Mas qual é o tipo de educação precisamos? Para responder esta pergunta, teremos primeiro que começar a trabalhar a sua discussão nas escolas, criando uma visão sobre onde queremos chegar. Em segundo lugar, é preciso avaliarmos: por que normalmente perguntamos às nossas crianças o que elas querem ser quando adultas, se a resposta é geralmente baseada no seu ambiente atual? Por que não ensinamos às crianças a prática da visão, da construção de cenários, e a pensar no futuro para que não cheguem lá na frente com pensamentos e ferramentas do passado?

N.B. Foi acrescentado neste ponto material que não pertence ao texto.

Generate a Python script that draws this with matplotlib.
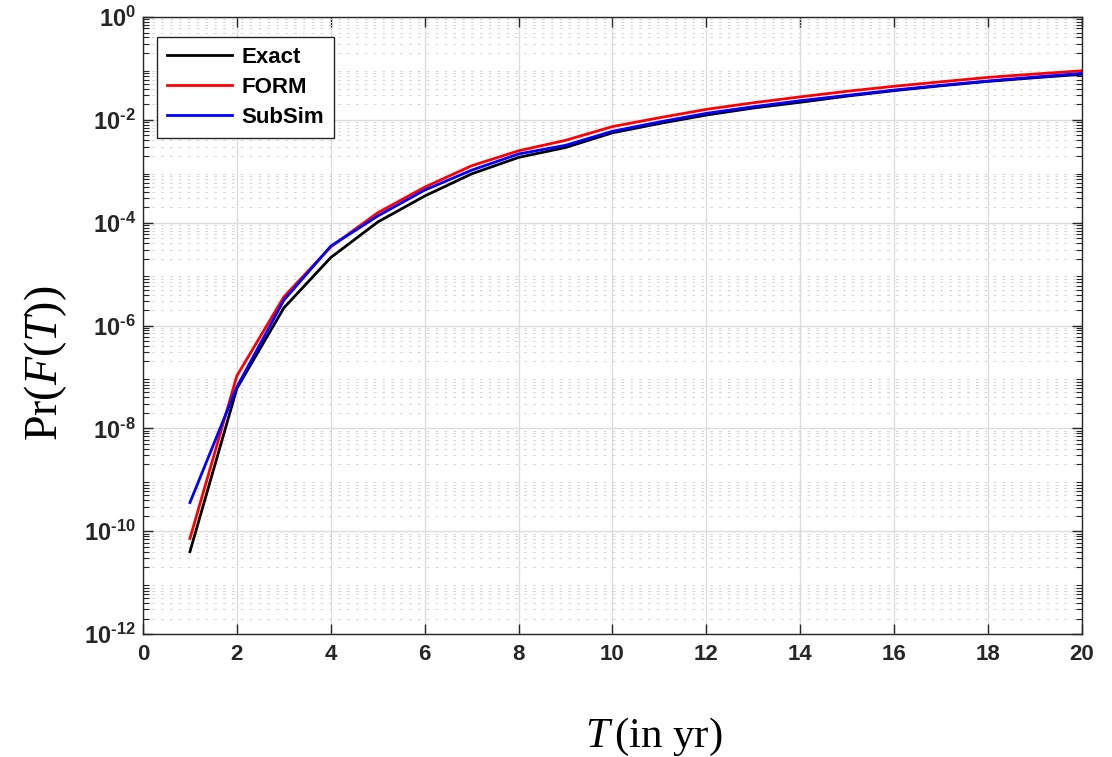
import numpy as np
import matplotlib
matplotlib.use('Agg')
import matplotlib.pyplot as plt
from matplotlib.ticker import LogLocator, FixedLocator, NullFormatter

matplotlib.rcParams.update({
    'font.family': 'Liberation Sans',
    'mathtext.fontset': 'custom',
    'mathtext.rm': 'Liberation Serif',
    'mathtext.it': 'Liberation Serif:italic',
    'mathtext.bf': 'Liberation Sans:bold',
})

T = np.arange(1, 21)
exact = [4.0e-11, 6.0e-8, 2.2e-6, 2.1e-5, 1.03e-4, 3.3e-4, 8.9e-4, 1.86e-3, 2.9e-3, 5.6e-3,
         8.5e-3, 1.24e-2, 1.7e-2, 2.2e-2, 2.9e-2, 3.7e-2, 4.6e-2, 5.6e-2, 6.6e-2, 7.7e-2]
form = [7.2e-11, 1.05e-7, 3.6e-6, 3.4e-5, 1.56e-4, 4.9e-4, 1.28e-3, 2.5e-3, 4.0e-3, 7.4e-3,
        1.1e-2, 1.6e-2, 2.15e-2, 2.8e-2, 3.6e-2, 4.5e-2, 5.5e-2, 6.7e-2, 7.8e-2, 9.0e-2]
subsim = [3.6e-10, 6.4e-8, 3.1e-6, 3.5e-5, 1.35e-4, 4.3e-4, 1.05e-3, 2.17e-3, 3.2e-3, 6.0e-3,
          9.1e-3, 1.34e-2, 1.8e-2, 2.36e-2, 3.0e-2, 3.8e-2, 4.7e-2, 5.7e-2, 6.8e-2, 8.0e-2]

xticks = np.arange(0, 21, 2)
yticks = [1e-12, 1e-10, 1e-8, 1e-6, 1e-4, 1e-2, 1e0]
yexps = ['\u2010' + '12', '\u2010' + '10', '\u20108', '\u20106', '\u20104', '\u20102', '0']
ytick_labels = [r'$\mathbf{10^{%s}}$' % e for e in yexps]

fig = plt.figure(figsize=(11.12, 7.57), dpi=100)
ax = fig.add_axes([0.1286, 0.1625, 0.8444, 0.815])

ax.plot(T, exact, color='black', lw=2, label='Exact')
ax.plot(T, form, color='red', lw=2, label='FORM')
ax.plot(T, subsim, color='blue', lw=2, label='SubSim')

ax.set_yscale('log')
ax.set_xlim(0, 20)
ax.set_ylim(1e-12, 1e0)
ax.set_xticks(xticks)
ax.set_xticklabels([str(x) for x in xticks], fontweight='bold')
ax.yaxis.set_major_locator(FixedLocator(yticks))
ax.set_yticklabels(ytick_labels)
ax.yaxis.set_minor_locator(LogLocator(base=10, subs=np.arange(2, 10), numticks=100))
ax.yaxis.set_minor_formatter(NullFormatter())

ax.tick_params(which='both', direction='in', top=True, right=True, colors='#262626')
ax.tick_params(which='major', length=7, width=1)
ax.tick_params(which='minor', length=4, width=0.8)
ax.tick_params(axis='x', labelsize=16, pad=7)
ax.tick_params(axis='y', labelsize=17, pad=5)

for s in ax.spines.values():
    s.set_color('#262626')
    s.set_linewidth(1)

# grids: solid major, dotted minor on the log axis
ax.grid(which='major', color='#dcdcdc', lw=1, ls='-')
ax.grid(which='minor', axis='y', color='#d6d6d6', lw=0.75, ls=(0, (2.5, 6)))
ax.set_axisbelow(True)

leg = ax.legend(loc='upper left', bbox_to_anchor=(0.015, 0.968), fontsize=16,
                fancybox=False, edgecolor='#262626', framealpha=1,
                handlelength=2.9, handletextpad=0.45, borderpad=0.45, labelspacing=0.4,
                borderaxespad=0)
leg.get_frame().set_linewidth(1)
for t in leg.get_texts():
    t.set_fontweight('bold')

fig.text(0.041, 0.52, r'$\mathrm{Pr}\left(F(T)\right)$', rotation=90,
         fontsize=33, ha='center', va='center')
fig.text(0.588, 0.026, r'$T\,\mathrm{(in\ yr)}$', fontsize=31, ha='center', va='center')

fig.savefig('out.png', dpi=100)
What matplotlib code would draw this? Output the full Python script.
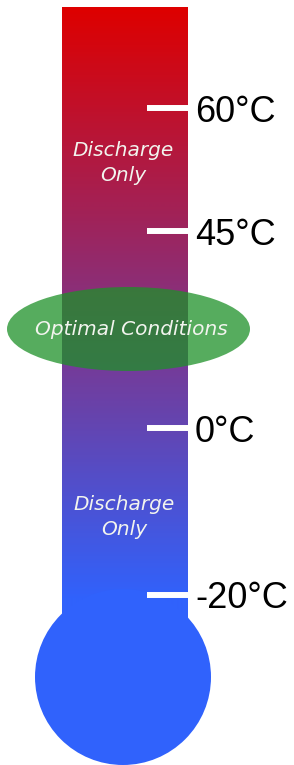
"""
Thermometer diagram: battery operating temperature ranges.
"""

import numpy as np
import matplotlib
matplotlib.use("Agg")
import matplotlib.pyplot as plt
from matplotlib.patches import Circle, Ellipse
from matplotlib.colors import LinearSegmentedColormap

# ──────────────────────────────────────────────────────────────
# Data
# ──────────────────────────────────────────────────────────────
tick_labels = ["60°C", "45°C", "0°C", "-20°C"]
tick_y      = [108, 231, 428, 595]          # pixel rows of the scale marks

zone_labels = ["Discharge\nOnly", "Optimal Conditions", "Discharge\nOnly"]
zone_x      = [123, 131, 124]
zone_y      = [163, 329, 517]

# ──────────────────────────────────────────────────────────────
# Style
# ──────────────────────────────────────────────────────────────
W, H        = 294, 765
_HOT        = (222 / 255, 0.0, 0.0)
_COLD       = (48 / 255, 98 / 255, 252 / 255)
_GREEN      = (30 / 255, 145 / 255, 40 / 255)
_TUBE_X     = (61.5, 187.5)
_TUBE_TOP   = 7
_GRAD_END   = 600
_BULB       = (123, 677, 88)

fig = plt.figure(figsize=(W / 100, H / 100), dpi=100, facecolor="white")
ax = fig.add_axes([0, 0, 1, 1])
ax.set_xlim(0, W)
ax.set_ylim(H, 0)
ax.axis("off")

# tube with vertical red -> blue gradient
cmap = LinearSegmentedColormap.from_list("temp", [_HOT, _COLD])
rows = np.arange(_TUBE_TOP, 641)
grad = np.clip((rows - _TUBE_TOP) / (_GRAD_END - _TUBE_TOP), 0, 1).reshape(-1, 1)
ax.imshow(grad, cmap=cmap, aspect="auto", interpolation="bilinear",
          extent=(_TUBE_X[0], _TUBE_X[1], 641, _TUBE_TOP), zorder=1)

# bulb
ax.add_patch(Circle(_BULB[:2], _BULB[2], facecolor=_COLD, edgecolor="none", zorder=1))

# scale marks + labels
ax.hlines(tick_y, 147, _TUBE_X[1], color="white", linewidth=4.3, zorder=2)
for y, lbl in zip(tick_y, tick_labels):
    ax.text(195, y, lbl, fontsize=26, family="Liberation Sans",
            ha="left", va="center_baseline", color="black")

# optimal window
ax.add_patch(Ellipse((128.5, 329), 243, 84, facecolor=_GREEN, alpha=0.75,
                     edgecolor="none", zorder=3))

for x, y, lbl in zip(zone_x, zone_y, zone_labels):
    ax.text(x, y, lbl, fontsize=14.5, style="italic", family="DejaVu Sans",
            ha="center", va="center", color="#f2f4ee", linespacing=1.4, zorder=4)

plt.savefig("out.png", dpi=100, facecolor=fig.get_facecolor())
plt.close(fig)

Isto vai agregar valor ao mundo.


 


Aonde queremos chegar: na liderança ou no papel de coadjuvante de uma grande potência econômica? Mas como chegar na liderança? Precisamos mudar nossas concepções do que são: gestão escolar, aulas, professores, alunos, pais, enfim, escola: de tudo que diz respeito à escola, à educação e à comunidade.


 


Você já pensou que daqui a uns anos nossos filhos estarão num mundo com muito mais gente, muito mais competitivo do que o nosso, e que suas chances nesse mundo serão menores que as nossas hoje em dia?. Espero que meus filhos tenham um futuro melhor que o meu. E você?


 


Educação sem "valores” e “visão de futuro” é o mesmo que tomar café instantâneo:  ninguém gosta, não rende e só dá resultado para o fabricante do produto.